One of the big threats identified in the “Eduflation” study is tuition fees surpassing the rate of income, with many post-secondary students who once depended on jobs to pay for their studies now find themselves looking to their parents for help.
"This puts an incredible strain on them,” Churchill explains, “And I believe my father has had to put off his retirement until I get my B.Sc. Not only does it drain them, but it also makes me feel like a leech, and I hate it.”
Despite an apparent apathy of those who will attend school after him, Churchill does admit that the legacy the tuition hikes will have a drastic impact on further generations.
Looking to the future
Lower income families are the hardest affected by the tuition hikes, and their concern and frustration seems to be showing.
“How can kids fresh out of high school be expected to afford this if they don't get a scholarship or have parents who can pay?” says Tara Slater, 19, from Edmonton. Slater, who graduated from Jasper Place High School two years ago, has spent her transition period between upgrading and working a full-time job to save for schooling.
“I'm one of the kids whose parents can barely afford their homes, let alone the $13,166 I'm going to need for my two years at NAIT.”

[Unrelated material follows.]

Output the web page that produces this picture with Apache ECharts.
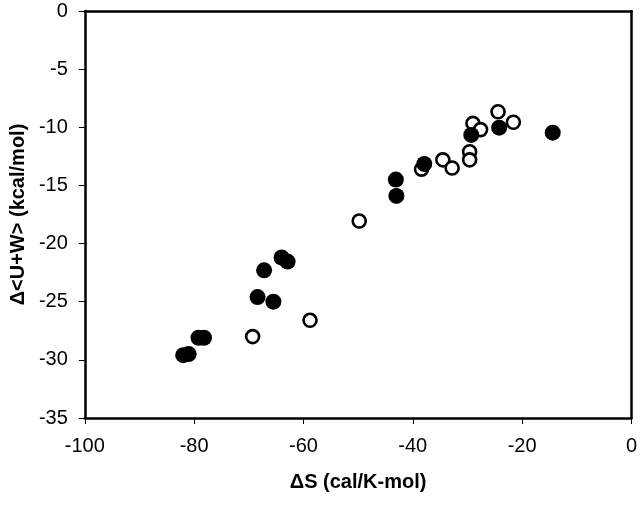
<!DOCTYPE html>
<html>
<head>
<meta charset="utf-8">
<script src="https://cdn.jsdelivr.net/npm/echarts@6/dist/echarts.min.js"></script>
<style>
  html, body { margin: 0; padding: 0; background: #fff; }
  #chart { width: 640px; height: 505px; }
</style>
</head>
<body>
<div id="chart"></div>
<script>
// filled circles
const filledS = [-82.0, -81.0, -79.2, -78.2, -68.4, -67.2, -65.5, -64.0, -62.9, -43.1, -43.0, -37.9, -29.3, -24.2, -14.4];
const filledUW = [-29.6, -29.5, -28.1, -28.1, -24.6, -22.3, -25.0, -21.2, -21.55, -14.5, -15.9, -13.15, -10.66, -10.03, -10.46];

// open circles
const openS = [-69.3, -58.8, -49.8, -38.4, -34.5, -32.8, -29.6, -29.6, -29.0, -27.6, -24.4, -21.6];
const openUW = [-28.0, -26.6, -18.06, -13.6, -12.8, -13.5, -12.1, -12.8, -9.66, -10.2, -8.66, -9.57];

const xTicks = [-100, -80, -60, -40, -20, 0];
const yTicks = [0, -5, -10, -15, -20, -25, -30, -35];

const chartDom = document.getElementById('chart');
const myChart = echarts.init(chartDom);

const font = 'Liberation Sans, Arial, sans-serif';
const frame = { onZero: false, lineStyle: { color: '#000', width: 2.5 } };

let option = {
  backgroundColor: '#fff',
  animation: false,
  grid: {
    left: 82,
    right: 8,
    top: 11,
    bottom: 87
  },
  xAxis: [
    {
      type: 'value',
      position: 'bottom',
      min: xTicks[0],
      max: xTicks[xTicks.length - 1],
      interval: 20,
      name: 'ΔS (cal/K-mol)',
      nameLocation: 'middle',
      nameGap: 54,
      nameTextStyle: { color: '#000', fontSize: 20, fontWeight: 'bold', fontFamily: font },
      axisLine: frame,
      axisTick: { inside: false, length: 6, lineStyle: { color: '#000', width: 1 } },
      axisLabel: { color: '#000', fontSize: 20, fontFamily: font, margin: 18 },
      splitLine: { show: false }
    },
    {
      type: 'value',
      position: 'top',
      min: xTicks[0],
      max: xTicks[xTicks.length - 1],
      interval: 20,
      axisLine: frame,
      axisTick: { show: false },
      axisLabel: { show: false },
      splitLine: { show: false }
    }
  ],
  yAxis: [
    {
      type: 'value',
      position: 'left',
      min: yTicks[yTicks.length - 1],
      max: yTicks[0],
      interval: 5,
      name: 'Δ<U+W> (kcal/mol)',
      nameLocation: 'middle',
      nameGap: 56,
      nameTextStyle: { color: '#000', fontSize: 20, fontWeight: 'bold', fontFamily: font },
      axisLine: frame,
      axisTick: { inside: false, length: 6, lineStyle: { color: '#000', width: 1 } },
      axisLabel: { color: '#000', fontSize: 20, fontFamily: font, margin: 17 },
      splitLine: { show: false }
    },
    {
      type: 'value',
      position: 'right',
      min: yTicks[yTicks.length - 1],
      max: yTicks[0],
      interval: 5,
      axisLine: frame,
      axisTick: { show: false },
      axisLabel: { show: false },
      splitLine: { show: false }
    }
  ],
  series: [
    {
      name: 'open',
      type: 'scatter',
      symbol: 'circle',
      symbolSize: 13,
      data: openS.map((s, i) => [s, openUW[i]]),
      itemStyle: { color: '#fff', borderColor: '#000', borderWidth: 2.6, opacity: 1 }
    },
    {
      name: 'filled',
      type: 'scatter',
      symbol: 'circle',
      symbolSize: 16,
      data: filledS.map((s, i) => [s, filledUW[i]]),
      itemStyle: { color: '#000', opacity: 1 }
    }
  ]
};
option && myChart.setOption(option);
</script>
</body>
</html>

However, not everyone interviewed is stressing over the new findings, some students like McKenna Levitt, a Grade 12 student from Lord Beaverbrook High School, see it as understandable.
“In order for post-secondary facilities to continue thriving and supporting bigger number, they must receive an appropriate amount of money,” says McKenna Levitt, “without the funds, they cannot efficiently support the thousands of kids that come in and out every semester. Anybody is capable of making things work for themselves if they just make a few phone calls and research the situation properly.”
Despite Levitt’s enthusiasm, Slater feels there is more the government should be doing to solve the issue, expressing her wish for more spending on education
“It would cost students a lot less and maybe we would have more highly educated people in this country,” Slater says, “The general population keeps getting more and more stupid and a part of that is they just can't afford to educate themselves.”